In romance, Justice + The Moon signals a relationship under moral review. Something feels off, but the whole story is not yet visible. One partner may be withholding — a past they are ashamed of, a current attraction, a doubt they cannot voice. More often, both are. The pair does not demand confession; it demands clarity about what each person actually knows versus what they assume. If trust is already damaged, Justice makes consequence unavoidable — not necessarily the end of the bond, but the natural cost of deception when it surfaces. If the bond is sound, the cards advise candor without accusation. Name the facts, not the fantasy around them.

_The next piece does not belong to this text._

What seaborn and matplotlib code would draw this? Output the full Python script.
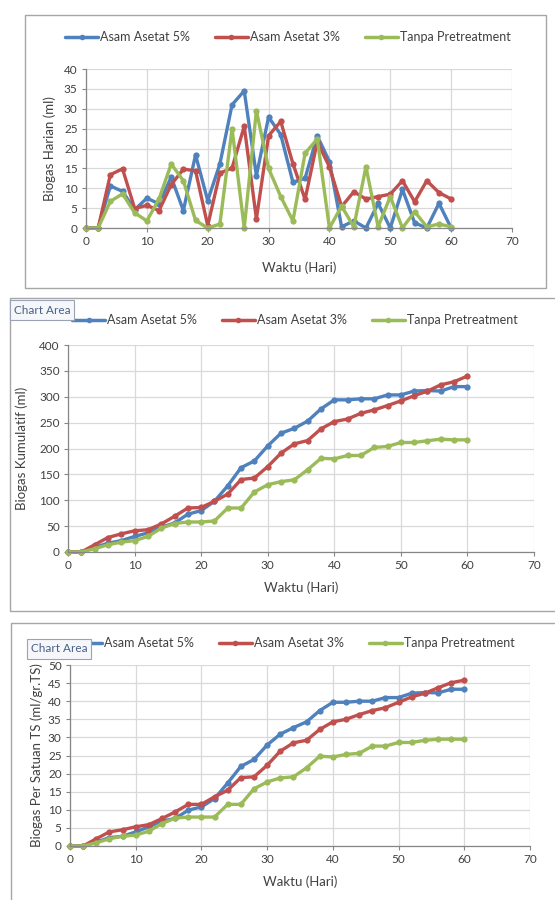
import pandas as pd
import matplotlib
matplotlib.use("Agg")
import matplotlib.pyplot as plt
from matplotlib.lines import Line2D
from matplotlib.patches import Rectangle
import seaborn as sns

# Data (day, ml)
hari = list(range(0, 61, 2))
seri = ["Asam Asetat 5%", "Asam Asetat 3%", "Tanpa Pretreatment"]

harian_5 = [0, 0, 10.6, 9.2, 4.6, 7.5, 6.1, 12.8, 4.4, 18.4, 6.9, 16.1, 31, 34.5, 13.2, 27.9,
            23.5, 11.5, 12.5, 23.2, 16.7, 0.3, 1.8, 0, 6.2, 0, 9.7, 1.3, 0, 6.2, 0]
harian_3 = [0, 0, 13.4, 14.9, 4.9, 5.7, 4.4, 10.9, 14.8, 14.4, 0.6, 13.8, 15.1, 25.6, 2.3, 23.2,
            26.8, 16.2, 7.2, 21.7, 15.4, 5.4, 9.1, 7.3, 7.9, 8.5, 11.9, 6.6, 11.9, 8.9, 7.3]
harian_0 = [0, 0, 6.7, 8.6, 3.8, 1.8, 7.3, 16.1, 11.9, 1.9, 0, 1, 25, 0, 29.5, 15,
            7.9, 1.8, 18.8, 22.4, 0, 5.5, 0.3, 15.4, 0.3, 7.9, 0, 4.1, 0.3, 1, 0.3]

kum_5 = [0, 0, 9, 17, 22, 30, 37, 48, 56, 73, 80, 98, 128, 163, 176, 205,
         229.6, 239, 253, 276.5, 294, 294, 296, 296, 303.5, 303.5, 311, 312, 311, 319.6, 319.6]
kum_3 = [0, 0, 14, 28, 35, 41, 43, 54, 69, 85, 86, 98, 112, 140, 143, 165,
         191, 209, 215.4, 238, 252, 257, 268, 274.6, 283, 292, 302, 311, 323, 329, 340]
kum_0 = [0, 0, 6.4, 14, 19, 22, 30, 46, 55, 58, 58, 60, 85, 85, 116, 130,
         136, 139.5, 159, 181, 180, 186.5, 186.5, 202, 204, 211.6, 211.6, 215, 218, 216.7, 216.7]

ts_5 = [0, 0, 1.1, 2.3, 2.7, 3.9, 5.3, 6.9, 7.6, 9.9, 10.8, 13.1, 17.4, 22, 23.9, 27.9,
        30.9, 32.7, 34.3, 37.4, 39.7, 39.7, 40, 40, 41, 41, 42.2, 42.4, 42.3, 43.3, 43.3]
ts_3 = [0, 0, 2, 3.9, 4.5, 5.3, 5.9, 7.6, 9.4, 11.5, 11.5, 13.6, 15.4, 18.9, 19.1, 22.3,
        26.2, 28.5, 29.2, 32.2, 34.3, 35, 36.3, 37.4, 38.2, 39.7, 41.2, 42.2, 43.7, 45.1, 45.8]
ts_0 = [0, 0, 0.9, 2, 2.7, 3, 4.1, 6.2, 7.7, 8, 8, 8, 11.5, 11.5, 15.8, 17.7,
        18.8, 19.1, 21.6, 24.8, 24.6, 25.3, 25.6, 27.6, 27.6, 28.6, 28.6, 29.2, 29.5, 29.5, 29.5]

warna = {"Asam Asetat 5%": "#4F81BD", "Asam Asetat 3%": "#C0504D", "Tanpa Pretreatment": "#9BBB59"}

sns.set_theme(style="white")
plt.rcParams["font.family"] = ["Lato", "DejaVu Sans"]

W, H = 555, 900
fig = plt.figure(figsize=(W / 100, H / 100), dpi=100)


def box(l, t, r, b):
    return [l / W, 1 - b / H, (r - l) / W, (b - t) / H]


def to_long(a, b, c):
    rows = []
    for nama, vals in zip(seri, [a, b, c]):
        for h, v in zip(hari, vals):
            rows.append({"Hari": h, "nilai": v, "seri": nama})
    return pd.DataFrame(rows)


# panel frames (Excel chart areas)
frames = [(25, 15, 546, 288), (10, 298, 560, 611), (11, 623, 560, 905)]
for l, t, r, b in frames:
    fig.patches.append(Rectangle((l / W, 1 - b / H), (r - l) / W, (b - t) / H,
                                 transform=fig.transFigure, fill=False,
                                 edgecolor="#A6A6A6", linewidth=1.0))

panels = [
    dict(data=(harian_5, harian_3, harian_0), pos=(86, 69, 512, 228), ymax=40, ystep=5,
         ylabel="Biogas Harian (ml)", ylab_x=50, xlab_y=268, leg_y=37, leg_x=288),
    dict(data=(kum_5, kum_3, kum_0), pos=(68, 345, 534, 552), ymax=400, ystep=50,
         ylabel="Biogas Kumulatif (ml)", ylab_x=22, xlab_y=588, leg_y=320, leg_x=295),
    dict(data=(ts_5, ts_3, ts_0), pos=(70, 665, 530, 846), ymax=50, ystep=5,
         ylabel="Biogas Per Satuan TS (ml/gr.TS)", ylab_x=37, xlab_y=882, leg_y=643, leg_x=292),
]

handles = [Line2D([0], [0], color=warna[s], lw=2.5, marker="o", markersize=4,
                  markeredgewidth=0) for s in seri]

for p in panels:
    ax = fig.add_axes(box(*p["pos"]))
    df = to_long(*p["data"])
    sns.lineplot(data=df, x="Hari", y="nilai", hue="seri", palette=warna, hue_order=seri,
                 marker="o", markersize=4.5, markeredgewidth=0, linewidth=2.4,
                 legend=False, ax=ax, clip_on=False)
    ax.set_xlim(0, 70)
    ax.set_ylim(0, p["ymax"])
    ax.set_xticks(range(0, 71, 10))
    ax.set_yticks(range(0, p["ymax"] + 1, p["ystep"]))
    ax.grid(True, color="#D9D9D9", linewidth=0.9)
    ax.set_axisbelow(True)
    for s in ["top", "right"]:
        ax.spines[s].set_visible(False)
    for s in ["left", "bottom"]:
        ax.spines[s].set_color("#868686")
        ax.spines[s].set_linewidth(0.9)
    ax.tick_params(axis="both", which="both", direction="out", length=3, width=0.8,
                   color="#868686", labelsize=8.5, labelcolor="#404040", pad=3,
                   left=True, bottom=True)
    ax.set_xlabel("")
    ax.set_ylabel("")
    l, t, r, b = p["pos"]
    fig.text(p["ylab_x"] / W, 1 - ((t + b) / 2) / H, p["ylabel"], rotation=90,
             ha="center", va="center", fontsize=9.5, color="#404040")
    fig.text(((l + r) / 2) / W, 1 - p["xlab_y"] / H, "Waktu (Hari)",
             ha="center", va="center", fontsize=9.5, color="#404040")
    fig.legend(handles, seri, loc="center", ncol=3, frameon=False,
               bbox_to_anchor=(p["leg_x"] / W, 1 - p["leg_y"] / H),
               fontsize=9, handlelength=2.6, columnspacing=2.0, handletextpad=0.2,
               labelcolor="#404040")

# "Chart Area" tooltips seen in the screenshot
for cx, cy in [(42, 310), (59, 649)]:
    fig.text(cx / W, 1 - cy / H, "Chart Area", ha="center", va="center", fontsize=8.5,
             color="#4A6088", zorder=10,
             bbox=dict(boxstyle="square,pad=0.35", fc="#F5F7FB", ec="#9AA3B5", lw=0.8))

fig.savefig("out.png", dpi=100)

A love reading that moves from shadow into daylight finds its natural counterpart in The Moon and The Sun Tarot Card Combination: The Journey from Shadow to Clarity.

Career and public life: hidden terms

In professional readings, Justice and The Moon often point to asymmetric information — contracts with vague clauses, office politics that run beneath the org chart, performance reviews based on unwritten rules. The card warns: do not sign, agree, or assume based on what feels true. Get it in writing. Clarify expectations. Document everything. Justice rewards the meticulous; The Moon punishes those who confuse hope with understanding. For a broader look at how power and structure intersect with ethics, see The Emperor and Justice: The Integration of Power, Structure, and Ethical Balance. Where the Emperor imposes order, The Moon undermines it with shadows — and Justice must decide whether the order was fair to begin with.

Legal and ethical decisions: a courtroom in moonlight

When the question involves a formal dispute — custody, contracts, accusations — Justice + The Moon says the truth will emerge, but not through confession or dramatic revelation. It will accumulate through documentation, repetition, and consequence. A single lie may stay hidden, but the pattern of lies will surface. The querent’s job is not to force the truth but to create the conditions where only truth can survive: clean records, consistent boundaries, a refusal to engage in emotional cross‑examination. This is the moment for The Decision Tarot Spread: A Guide to the Crossroads Layout, especially when a choice feels emotionally charged but factually unstable.

Guidance: Calibrated Action in the Fog

The advice of Justice and The Moon is not passive waiting — it is calibrated movement. Move on what can be corroborated. Hold the rest as provisional. Protect your ability to know what is real by limiting exposure to systems or people who thrive on confusion. Healthy boundaries here are not punitive; they are epistemic — they guard your capacity for accurate judgment.

Let consequences teach what confession will not. Often the hidden thing is not neatly explained; it simply meets a result — a budget that fails, a relationship that cools, a reputation that thins. Justice trusts that process. The Moon warns that the process may feel unjust before it resolves. This is why the pair can feel severe but never cruel: reality sorts the opaque from the truthful, given enough time and enough attention.

When the reading ends with more questions than answers, do not mistake the fog for failure. The cards are asking for a different kind of intelligence — one that can tolerate not knowing without surrendering the search. Justice keeps the scales honest. The Moon keeps the soul earthbound. Together they teach that truth does not always arrive on schedule, but it never arrives at all when self‑deception guards the door.